Mahmoud Ahmadinejad's 11-day strike –which was the last straw for many who previously believed in him as a true follower of velayat-e faqih- gave Motahhari the most powerful incentive to submit to the Majles’ presiding board his request to summon the president to the parliament; a request initially signed by one-hundred MPs but later cut to under 70 (according to Motahhari due to the parliament’s presiding board’s fear of facing accusations from Ahmadinejad in the same manner the president did during his electoral debates), hence losing the legal force to be enacted. Seeing his plans go up in smoke, Motahhari decided to materialize his threat to resign from his seat in the parliament (link), though his resignation was rejected by the majority of legislators, despite what many pro-government MPs wished.

 

Motahhari made further controversy in an important Majles’ session to put to the vote IRGC Rostam Ghasemi’s candidacy for the Oil Ministry, when Motahhari warned of the Revolutionary Guards’ entering into politics.
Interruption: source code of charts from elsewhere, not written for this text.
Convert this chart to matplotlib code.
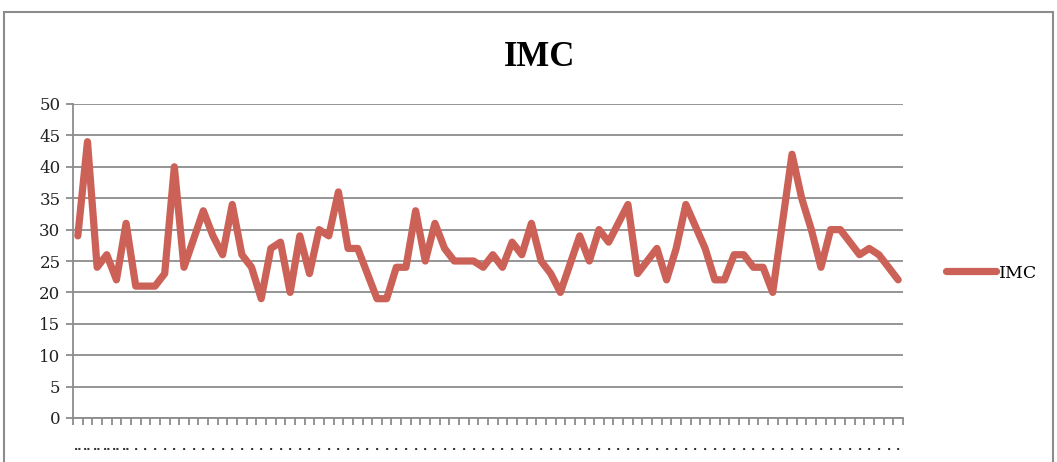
import numpy as np
import matplotlib
matplotlib.use("Agg")
import matplotlib.pyplot as plt
from matplotlib.patches import Rectangle

# IMC values, one per category
imc = [29, 44, 24, 26, 22, 31, 21, 21, 21, 23,
       40, 24, 28.5, 33, 29, 26, 34, 26, 24, 19,
       27, 28, 20, 29, 23, 30, 29, 36, 27, 27,
       23, 19, 19, 24, 24, 33, 25, 31, 27, 25,
       25, 25, 24, 26, 24, 28, 26, 31, 25, 23,
       20, 24.5, 29, 25, 30, 28, 31, 34, 23, 25,
       27, 22, 27, 34, 30.5, 27, 22, 22, 26, 26,
       24, 24, 20, 31, 42, 35, 30, 24, 30, 30,
       28, 26, 27, 26, 24, 22]
# category labels show up as truncated dots
cat_labels = [".." if i < 6 else "." for i in range(len(imc))]
y_ticks = [0, 5, 10, 15, 20, 25, 30, 35, 40, 45, 50]

line_color = "#CB6157"
grid_color = "#8C8C8C"
serif = ["DejaVu Serif"]

fig = plt.figure(figsize=(10.57, 4.62), dpi=100)
ax = fig.add_axes([73 / 1057, 1 - 418 / 462, 830 / 1057, 314 / 462])

x = np.arange(len(imc))
ax.plot(x, imc, color=line_color, linewidth=5.2, solid_joinstyle="round",
        solid_capstyle="round", label="IMC", zorder=3)

ax.set_xlim(-0.5, len(imc) - 0.5)
ax.set_ylim(0, 50)
ax.set_yticks(y_ticks)
ax.yaxis.grid(True, color=grid_color, linewidth=1.3)
ax.set_axisbelow(True)

# tick marks at category boundaries, labels at category centres
ax.set_xticks(np.arange(-0.5, len(imc), 1.0))
ax.set_xticklabels([])
ax.set_xticks(x, minor=True)
ax.set_xticklabels(cat_labels, minor=True, fontsize=8, family="DejaVu Sans",
                   fontweight="bold", color="#333333")
ax.tick_params(axis="x", which="major", length=5, width=1.3, color=grid_color, direction="out")
ax.tick_params(axis="x", which="minor", length=0, pad=17)
ax.tick_params(axis="y", length=5, width=1.3, color=grid_color, direction="out", pad=4)
for lab in ax.get_yticklabels():
    lab.set_fontfamily(serif)
    lab.set_fontsize(12)
    lab.set_color("#222222")

for side in ["top", "right"]:
    ax.spines[side].set_visible(False)
for side in ["left", "bottom"]:
    ax.spines[side].set_color(grid_color)
    ax.spines[side].set_linewidth(1.3)

fig.text(540 / 1057, 1 - 57 / 462, "IMC", ha="center", va="center",
         fontsize=25, fontweight="bold", family=["Liberation Serif"])

leg = fig.legend(loc="center left", bbox_to_anchor=(930 / 1057, 1 - 273 / 462),
                 frameon=False, prop={"family": serif, "size": 12.5},
                 handlelength=2.9, handletextpad=0.15)

# outer chart frame
fig.patches.append(Rectangle((4 / 1057, -0.1), 1049 / 1057, 1.1 - 12 / 462,
                             transform=fig.transFigure, fill=False,
                             edgecolor="#8C8C8C", linewidth=1.5))

fig.savefig("out.png", dpi=100)
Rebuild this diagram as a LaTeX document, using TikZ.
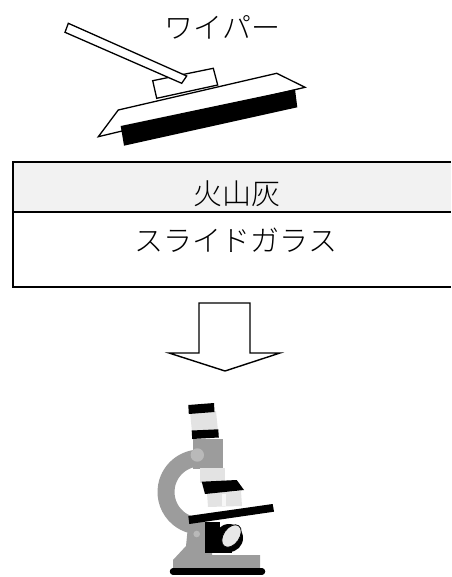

Mahdi Kouchakzadeh, the controversial, sharp-tongued Principlist legislator was infuriated by his remarks, saying that “Motahhari’s words in Majles’ open session today were exactly the words favored by the BBC and VOA [Voice of America]. Motahhari deserved a slap in the mouth by the lawmakers. Unfortunately that did not happen, but the Speaker of the Parliament [’s speech in defense of Sepah] made up for Motahhari’s gibberish partially.”

 

Many find it hard to make an ultimate love or hate decision over Ali Motahhari. While they can enjoy his defense of their right to protest, Reformists can get quite irritated by his orthodox views on hejab and his defense of polygamy. Principlists may like his praise of Conservative cleric Ayatollah Mesbah Yazdi, but find his constant criticism of the state of affairs a pain in the neck. Nonetheless, the 54-year old professor-turned-politician has one characteristic that makes him worth appreciation: integrity.